The Commission sees French unemployment hitting 10.7% this year, nearly twice the level of Germany and not much better than Italy

Last Thursday’s official data prompted a renewed government plea for action at European level to spur growth as the eurozone’s second largest economy shows increasing signs of languishing behind a more resilient Germany.

The rise to 10.6 per cent is the sixth consecutive quarterly increase in the jobless rate in the French economy, which contracted 0.3 per cent in the final three months of 2012.

It brings unemployment to its highest since the second quarter of 1999 and is the latest bad news for a government that has admitted it will fall far short of growth and public deficit targets this year.

Other data published last Thursday showed a widening trade deficit.

“It is an uncomfortable truth for (President) François Hollande and another sign that France may be joining the wrong side of the eurozone team,” said Julien Manceaux, economist at ING Financial Markets, forecasting that unemployment would climb as high as 11.5 per cent this year.

The European Commission sees French unemployment hitting 10.7 per cent this year, nearly twice the level of Germany’s 5.7 per cent and not much better than Italy’s 11.6 per cent, but still far less than in Spain and Greece.

Hollande took power last May promising to halt a relentless rise in unemployment which has left one in four youths out of work and vowing to restore France’s industrial competitiveness.

The President’s approval ratings have slumped to around 30 per cent since then as his government battles against a tide of factory closures.
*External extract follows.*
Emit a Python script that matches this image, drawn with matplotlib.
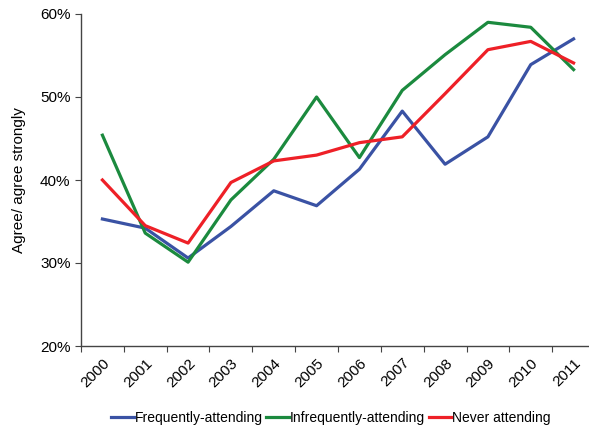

After backtracking last month on growth and deficit targets, he conceded the unemployment goal would now be harder to reach.
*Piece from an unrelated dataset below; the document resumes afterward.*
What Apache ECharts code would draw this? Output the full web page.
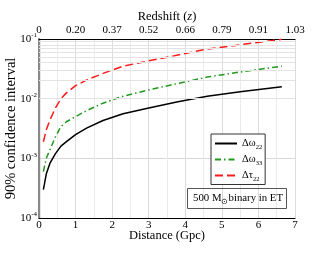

France’s trade deficit widened to €5.9 billion in January from €5.4 billion in December, with a large chunk of the worsening data due to a drop in the sale of Airbus aircraft from 26 in December to 18, other data showed on Thursday.

Industry Minister Arnaud Montebourg said worsening unemployment and bleak fourth-quarter GDP data across the eurozone, including in the bloc’s powerhouse Germany, should push the European Union to take steps to boost growth.

“Europe and the eurozone are sinking. This is why the government is fighting, with the European Commission, for growth measures to be taken,” he told France Info radio.

The Socialist Government has already taken steps to boost competitiveness with measures to ease labour costs and a deal signed with mainstream unions in January to make hiring and firing laws more flexible to help companies weather downturns.

Hard-left unions oppose the agreement, saying it threatens job security, and led several thousand marchers in street protests in towns across France on Tuesday.

On Thursday, workers at tyremaker Goodyear rallied in a Paris suburb against job cuts at a plant in the northern French city of Amiens, clashing with policemen, hurling paintballs and tyres.

The fourth-quarter headline unemployment figure, based on measurement criteria of the International Labour Organisation, was up 0.3 percentage points from the third quarter.

The total number of unemployed in mainland France was 2.9 million in the fourth quarter, national statistics office INSEE said. Just over a quarter of 15 to 24- year-olds were unemployed.

According to monthly figures issued last week by the labour ministry, which are not calculated according to ILO measures, mainland jobless totalled 3.17 million in January, the highest since July 1997 and close to the all-time high of 3.196 million.

Despite the bleak economic data, yields on long-term, fixed-rate French bonds largely fell at an auction on Thursday, underscoring the resilience of the country’s bond market amid renewed concerns over eurozone partners Italy and Cyprus.